Job:
Starting with the first line of the listing, quote each line exactly until and including the one with "plt.rcParams['text.color'] = '#111111'", leaving pictures out.

====

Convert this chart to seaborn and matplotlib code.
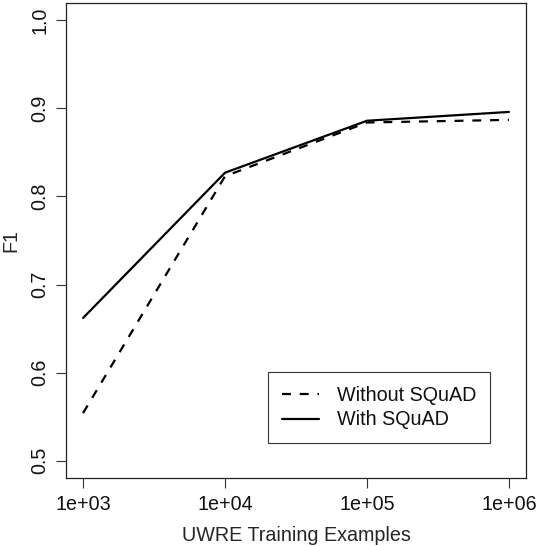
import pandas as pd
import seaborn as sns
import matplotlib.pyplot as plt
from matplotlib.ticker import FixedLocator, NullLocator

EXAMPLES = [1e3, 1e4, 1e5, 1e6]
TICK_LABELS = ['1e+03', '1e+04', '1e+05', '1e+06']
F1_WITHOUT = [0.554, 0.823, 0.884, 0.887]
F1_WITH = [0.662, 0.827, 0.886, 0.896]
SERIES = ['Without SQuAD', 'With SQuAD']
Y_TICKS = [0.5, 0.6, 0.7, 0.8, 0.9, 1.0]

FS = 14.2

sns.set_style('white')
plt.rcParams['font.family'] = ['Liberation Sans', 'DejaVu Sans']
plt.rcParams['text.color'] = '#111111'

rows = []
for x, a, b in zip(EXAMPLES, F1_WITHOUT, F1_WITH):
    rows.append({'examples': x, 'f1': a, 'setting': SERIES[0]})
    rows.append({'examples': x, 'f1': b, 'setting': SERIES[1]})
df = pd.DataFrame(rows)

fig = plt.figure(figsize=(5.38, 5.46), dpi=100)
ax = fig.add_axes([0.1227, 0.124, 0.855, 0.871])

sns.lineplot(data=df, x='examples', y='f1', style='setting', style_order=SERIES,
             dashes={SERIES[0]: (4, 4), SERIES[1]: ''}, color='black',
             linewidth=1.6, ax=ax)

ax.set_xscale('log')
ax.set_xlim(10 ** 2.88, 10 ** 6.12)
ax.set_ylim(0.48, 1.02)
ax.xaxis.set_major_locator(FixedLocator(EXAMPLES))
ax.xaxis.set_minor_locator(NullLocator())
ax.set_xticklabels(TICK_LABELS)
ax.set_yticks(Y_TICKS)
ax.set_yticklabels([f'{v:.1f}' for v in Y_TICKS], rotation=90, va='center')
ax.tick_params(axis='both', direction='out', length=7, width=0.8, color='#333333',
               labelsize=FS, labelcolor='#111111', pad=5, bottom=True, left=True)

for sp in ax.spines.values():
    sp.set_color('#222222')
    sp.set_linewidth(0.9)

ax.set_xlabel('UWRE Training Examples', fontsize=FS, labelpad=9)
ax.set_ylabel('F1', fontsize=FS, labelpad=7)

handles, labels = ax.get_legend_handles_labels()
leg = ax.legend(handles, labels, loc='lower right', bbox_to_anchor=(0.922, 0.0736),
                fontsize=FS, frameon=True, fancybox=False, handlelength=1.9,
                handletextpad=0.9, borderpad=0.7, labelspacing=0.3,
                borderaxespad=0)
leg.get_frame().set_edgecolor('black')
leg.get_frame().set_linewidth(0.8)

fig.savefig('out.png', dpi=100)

====

Correct output:
Convert this chart to seaborn and matplotlib code.
import pandas as pd
import seaborn as sns
import matplotlib.pyplot as plt
from matplotlib.ticker import FixedLocator, NullLocator

EXAMPLES = [1e3, 1e4, 1e5, 1e6]
TICK_LABELS = ['1e+03', '1e+04', '1e+05', '1e+06']
F1_WITHOUT = [0.554, 0.823, 0.884, 0.887]
F1_WITH = [0.662, 0.827, 0.886, 0.896]
SERIES = ['Without SQuAD', 'With SQuAD']
Y_TICKS = [0.5, 0.6, 0.7, 0.8, 0.9, 1.0]

FS = 14.2

sns.set_style('white')
plt.rcParams['font.family'] = ['Liberation Sans', 'DejaVu Sans']
plt.rcParams['text.color'] = '#111111'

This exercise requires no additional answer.